SHORT TASK = Skip the pictures and repeat each line of the data exactly.
===============
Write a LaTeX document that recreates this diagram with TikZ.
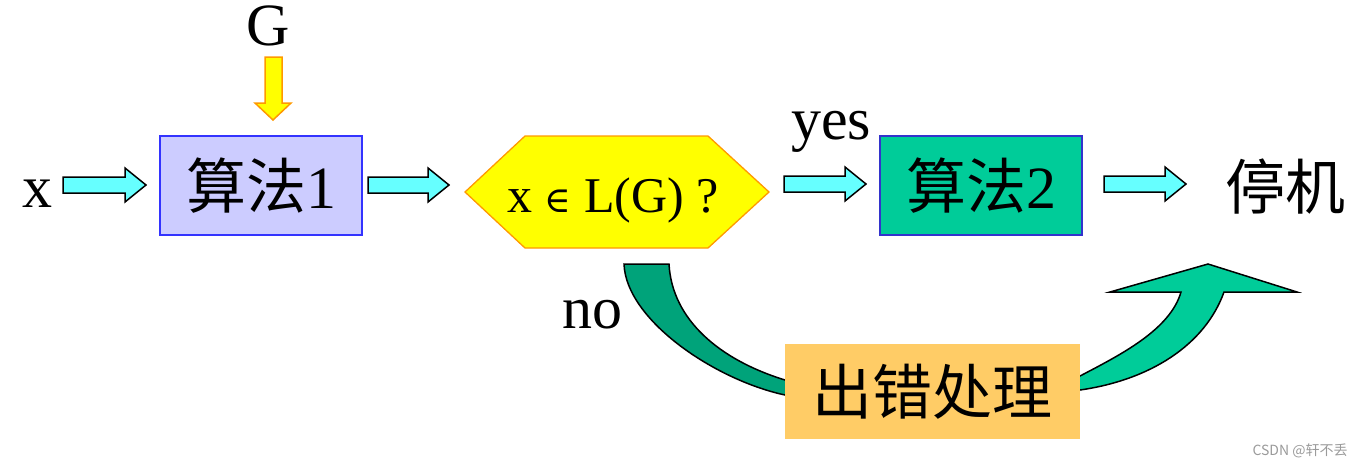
\documentclass[tikz,border=0pt]{standalone}
\usepackage{fontspec}
\setmainfont{Liberation Serif}
\newfontfamily\cjk{Noto Sans CJK SC}
\newfontfamily\symf{DejaVu Serif}
\usetikzlibrary{calc}
\definecolor{cyanfill}{HTML}{66FFFF}
\definecolor{lavfill}{HTML}{CCCCFF}
\definecolor{blueedge}{HTML}{3333FF}
\definecolor{tealfill}{HTML}{00CC99}
\definecolor{tealedge}{HTML}{3333CC}
\definecolor{hexfill}{HTML}{FFFF00}
\definecolor{hexedge}{HTML}{FF9900}
\definecolor{errfill}{HTML}{FFCC66}
\definecolor{darkgreen}{HTML}{00A37A}
\definecolor{wmgray}{HTML}{9A9A9A}
\newcommand\blockarr[2]{%
  \draw[blockarrow] ($(#1)+(0,-8)$) -- ($(#2)+(-21,-8)$) -- ($(#2)+(-21,-17)$) -- (#2)
    -- ($(#2)+(-21,17)$) -- ($(#2)+(-21,8)$) -- ($(#1)+(0,8)$) -- cycle;}
\begin{document}
\begin{tikzpicture}[x=1pt,y=-1pt,
  bigtext/.style={font=\fontsize{60}{70}\selectfont, inner sep=0pt},
  blockarrow/.style={draw=black, line width=1.5pt, fill=cyanfill, line join=miter},
  procbox/.style={minimum width=202pt, minimum height=99pt, line width=1.3pt, inner sep=0pt,
                  font=\fontsize{60}{70}\selectfont},
  bigarrow/.style={draw=black, line width=1.5pt, line join=miter}]
\useasboundingbox (0,0) rectangle (1365,469);

% texts
\node[bigtext, anchor=base] (xin) at (37,207) {x};
\node[bigtext, anchor=base] (G) at (268,45) {G};
\node[bigtext, anchor=base] (yes) at (831,139) {yes};
\node[bigtext, anchor=base] (no) at (592,328) {no};
\node[bigtext] (stop) at (1285,187) {\cjk 停机};

% boxes
\node[procbox, draw=blueedge, fill=lavfill] (alg1) at (261,185.5) {{\cjk 算法}1};
\node[procbox, draw=tealedge, fill=tealfill] (alg2) at (981,185.5) {{\cjk 算法}2};

% hexagon decision
\coordinate (hexc) at (616,192);
\draw[draw=hexedge, fill=hexfill, line width=1.3pt]
  (465,192) -- (525,136) -- (708,136) -- (769,192) -- (708,248) -- (525,248) -- cycle;
\node[font=\fontsize{50}{60}\selectfont, anchor=base, inner sep=0pt] (test) at (613,212)
  {x {\symf\fontsize{36}{40}\selectfont ∈} L(G) ?};

% G arrow
\draw[draw=hexedge, fill=hexfill, line width=1.5pt, line join=miter]
  (265,57) -- (282,57) -- (282,103) -- (291,103) -- (273,120) -- (255,103) -- (265,103) -- cycle;

% block arrows
\coordinate (a1s) at (63,185);   \coordinate (a1e) at (146,185);
\coordinate (a2s) at (368,185);  \coordinate (a2e) at (449,185);
\coordinate (a3s) at (784,184);  \coordinate (a3e) at (866,184);
\coordinate (a4s) at (1104,184); \coordinate (a4e) at (1186,184);
\blockarr{a1s}{a1e}
\blockarr{a2s}{a2e}
\blockarr{a3s}{a3e}
\blockarr{a4s}{a4e}

% curved arrows
\draw[bigarrow, fill=darkgreen]
  (624,264) -- (669,264) .. controls (672,320) and (720,360) .. (785,380)
  -- (798,381) -- (798,396) -- (785,395) .. controls (715,380) and (626,320) .. (624,264) -- cycle;
\draw[bigarrow, fill=tealfill]
  (1068,379) -- (1080,376) .. controls (1120,355) and (1170,330) .. (1181,292)
  -- (1110,292) -- (1208,264) -- (1297,292) -- (1224,292)
  .. controls (1205,345) and (1150,380) .. (1080,390) -- (1068,392) -- cycle;

% error box
\node[fill=errfill, minimum width=295pt, minimum height=95pt, inner sep=0pt,
      font=\fontsize{60}{70}\selectfont] (err) at (932.5,391.5) {\cjk 出错处理};

% watermark
\node[font=\cjk\fontsize{14}{16}\selectfont, text=wmgray, inner sep=0pt] (wm) at (1300,451) {CSDN @轩不丢};
\end{tikzpicture}
\end{document}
===============
RESPONSE TO THIS EXERCISE =
Write a LaTeX document that recreates this diagram with TikZ.
\documentclass[tikz,border=0pt]{standalone}
\usepackage{fontspec}
\setmainfont{Liberation Serif}
\newfontfamily\cjk{Noto Sans CJK SC}
\newfontfamily\symf{DejaVu Serif}
\usetikzlibrary{calc}
\definecolor{cyanfill}{HTML}{66FFFF}
\definecolor{lavfill}{HTML}{CCCCFF}
\definecolor{blueedge}{HTML}{3333FF}
\definecolor{tealfill}{HTML}{00CC99}
\definecolor{tealedge}{HTML}{3333CC}
\definecolor{hexfill}{HTML}{FFFF00}
\definecolor{hexedge}{HTML}{FF9900}
\definecolor{errfill}{HTML}{FFCC66}
\definecolor{darkgreen}{HTML}{00A37A}
\definecolor{wmgray}{HTML}{9A9A9A}
\newcommand\blockarr[2]{%
  \draw[blockarrow] ($(#1)+(0,-8)$) -- ($(#2)+(-21,-8)$) -- ($(#2)+(-21,-17)$) -- (#2)
    -- ($(#2)+(-21,17)$) -- ($(#2)+(-21,8)$) -- ($(#1)+(0,8)$) -- cycle;}
\begin{document}
\begin{tikzpicture}[x=1pt,y=-1pt,
  bigtext/.style={font=\fontsize{60}{70}\selectfont, inner sep=0pt},
  blockarrow/.style={draw=black, line width=1.5pt, fill=cyanfill, line join=miter},
  procbox/.style={minimum width=202pt, minimum height=99pt, line width=1.3pt, inner sep=0pt,
                  font=\fontsize{60}{70}\selectfont},
  bigarrow/.style={draw=black, line width=1.5pt, line join=miter}]
\useasboundingbox (0,0) rectangle (1365,469);

% texts
\node[bigtext, anchor=base] (xin) at (37,207) {x};
\node[bigtext, anchor=base] (G) at (268,45) {G};
\node[bigtext, anchor=base] (yes) at (831,139) {yes};
\node[bigtext, anchor=base] (no) at (592,328) {no};
\node[bigtext] (stop) at (1285,187) {\cjk 停机};

% boxes
\node[procbox, draw=blueedge, fill=lavfill] (alg1) at (261,185.5) {{\cjk 算法}1};
\node[procbox, draw=tealedge, fill=tealfill] (alg2) at (981,185.5) {{\cjk 算法}2};

% hexagon decision
\coordinate (hexc) at (616,192);
\draw[draw=hexedge, fill=hexfill, line width=1.3pt]
  (465,192) -- (525,136) -- (708,136) -- (769,192) -- (708,248) -- (525,248) -- cycle;
\node[font=\fontsize{50}{60}\selectfont, anchor=base, inner sep=0pt] (test) at (613,212)
  {x {\symf\fontsize{36}{40}\selectfont ∈} L(G) ?};

% G arrow
\draw[draw=hexedge, fill=hexfill, line width=1.5pt, line join=miter]
  (265,57) -- (282,57) -- (282,103) -- (291,103) -- (273,120) -- (255,103) -- (265,103) -- cycle;

% block arrows
\coordinate (a1s) at (63,185);   \coordinate (a1e) at (146,185);
\coordinate (a2s) at (368,185);  \coordinate (a2e) at (449,185);
\coordinate (a3s) at (784,184);  \coordinate (a3e) at (866,184);
\coordinate (a4s) at (1104,184); \coordinate (a4e) at (1186,184);
\blockarr{a1s}{a1e}
\blockarr{a2s}{a2e}
\blockarr{a3s}{a3e}
\blockarr{a4s}{a4e}

% curved arrows
\draw[bigarrow, fill=darkgreen]
  (624,264) -- (669,264) .. controls (672,320) and (720,360) .. (785,380)
  -- (798,381) -- (798,396) -- (785,395) .. controls (715,380) and (626,320) .. (624,264) -- cycle;
\draw[bigarrow, fill=tealfill]
  (1068,379) -- (1080,376) .. controls (1120,355) and (1170,330) .. (1181,292)
  -- (1110,292) -- (1208,264) -- (1297,292) -- (1224,292)
  .. controls (1205,345) and (1150,380) .. (1080,390) -- (1068,392) -- cycle;

% error box
\node[fill=errfill, minimum width=295pt, minimum height=95pt, inner sep=0pt,
      font=\fontsize{60}{70}\selectfont] (err) at (932.5,391.5) {\cjk 出错处理};

% watermark
\node[font=\cjk\fontsize{14}{16}\selectfont, text=wmgray, inner sep=0pt] (wm) at (1300,451) {CSDN @轩不丢};
\end{tikzpicture}
\end{document}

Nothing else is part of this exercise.